• [AIM OF THE EXERCISE]: Write out the entire listing below exactly, with the pictures left out.

━━━━

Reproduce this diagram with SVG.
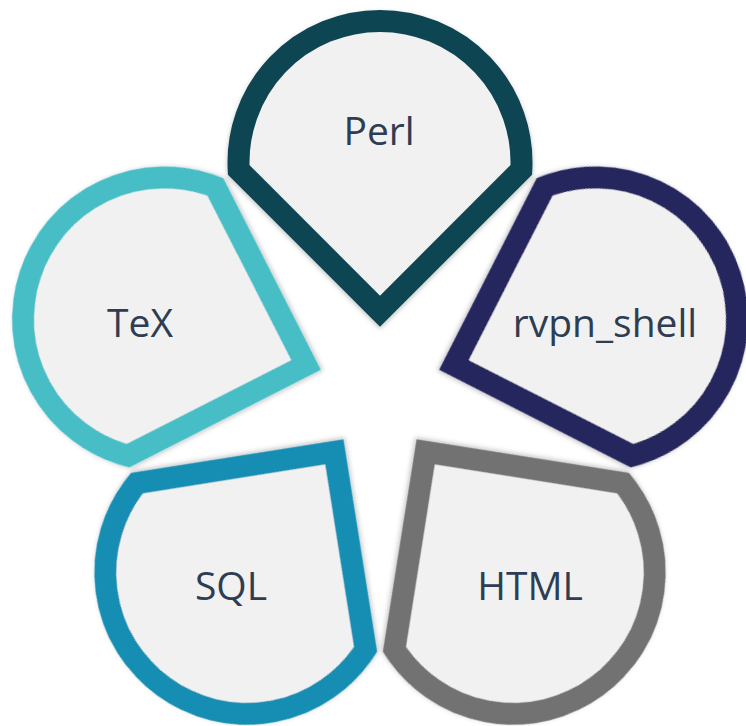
<svg xmlns="http://www.w3.org/2000/svg" width="746" height="726" viewBox="0 0 746 726">
  <style>
    .petal { fill: #f1f1f1; stroke-width: 22; stroke-linejoin: miter; stroke-miterlimit: 10; filter: url(#shadow); }
    .label { font-family: "Open Sans", "Noto Sans", "Liberation Sans", sans-serif; font-size: 39px; fill: #2e3d52; text-anchor: middle; }
  </style>
  <defs>
    <filter id="shadow" x="-20%" y="-20%" width="140%" height="140%">
      <feDropShadow dx="0" dy="2" stdDeviation="2.5" flood-color="#000" flood-opacity="0.25"/>
    </filter>
    <path id="drop" d="M 0 148.7 L -141.3 7.4 A 141.5 141.5 0 1 1 141.3 7.4 Z"/>
  </defs>
  <rect width="746" height="726" fill="#ffffff"/>
  <g id="connectors"/>
  <g id="node-perl">
    <use href="#drop" class="petal" stroke="#0f4553" transform="translate(380 162.5) rotate(0)"/>
    <text class="label" x="379" y="145">Perl</text>
  </g>
  <g id="node-rvpn_shell">
    <use href="#drop" class="petal" stroke="#25265f" transform="translate(595.4 319) rotate(72)"/>
    <text class="label" x="605" y="337">rvpn_shell</text>
  </g>
  <g id="node-html">
    <use href="#drop" class="petal" stroke="#727272" transform="translate(513.1 572.2) rotate(144)"/>
    <text class="label" x="530" y="600">HTML</text>
  </g>
  <g id="node-sql">
    <use href="#drop" class="petal" stroke="#198db2" transform="translate(246.9 572.2) rotate(216)"/>
    <text class="label" x="231" y="600">SQL</text>
  </g>
  <g id="node-tex">
    <use href="#drop" class="petal" stroke="#47bdc6" transform="translate(164.6 319) rotate(288)"/>
    <text class="label" x="140" y="337">TeX</text>
  </g>
</svg>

━━━━

• [WRITTEN REPLY]:
Reproduce this diagram with SVG.
<svg xmlns="http://www.w3.org/2000/svg" width="746" height="726" viewBox="0 0 746 726">
  <style>
    .petal { fill: #f1f1f1; stroke-width: 22; stroke-linejoin: miter; stroke-miterlimit: 10; filter: url(#shadow); }
    .label { font-family: "Open Sans", "Noto Sans", "Liberation Sans", sans-serif; font-size: 39px; fill: #2e3d52; text-anchor: middle; }
  </style>
  <defs>
    <filter id="shadow" x="-20%" y="-20%" width="140%" height="140%">
      <feDropShadow dx="0" dy="2" stdDeviation="2.5" flood-color="#000" flood-opacity="0.25"/>
    </filter>
    <path id="drop" d="M 0 148.7 L -141.3 7.4 A 141.5 141.5 0 1 1 141.3 7.4 Z"/>
  </defs>
  <rect width="746" height="726" fill="#ffffff"/>
  <g id="connectors"/>
  <g id="node-perl">
    <use href="#drop" class="petal" stroke="#0f4553" transform="translate(380 162.5) rotate(0)"/>
    <text class="label" x="379" y="145">Perl</text>
  </g>
  <g id="node-rvpn_shell">
    <use href="#drop" class="petal" stroke="#25265f" transform="translate(595.4 319) rotate(72)"/>
    <text class="label" x="605" y="337">rvpn_shell</text>
  </g>
  <g id="node-html">
    <use href="#drop" class="petal" stroke="#727272" transform="translate(513.1 572.2) rotate(144)"/>
    <text class="label" x="530" y="600">HTML</text>
  </g>
  <g id="node-sql">
    <use href="#drop" class="petal" stroke="#198db2" transform="translate(246.9 572.2) rotate(216)"/>
    <text class="label" x="231" y="600">SQL</text>
  </g>
  <g id="node-tex">
    <use href="#drop" class="petal" stroke="#47bdc6" transform="translate(164.6 319) rotate(288)"/>
    <text class="label" x="140" y="337">TeX</text>
  </g>
</svg>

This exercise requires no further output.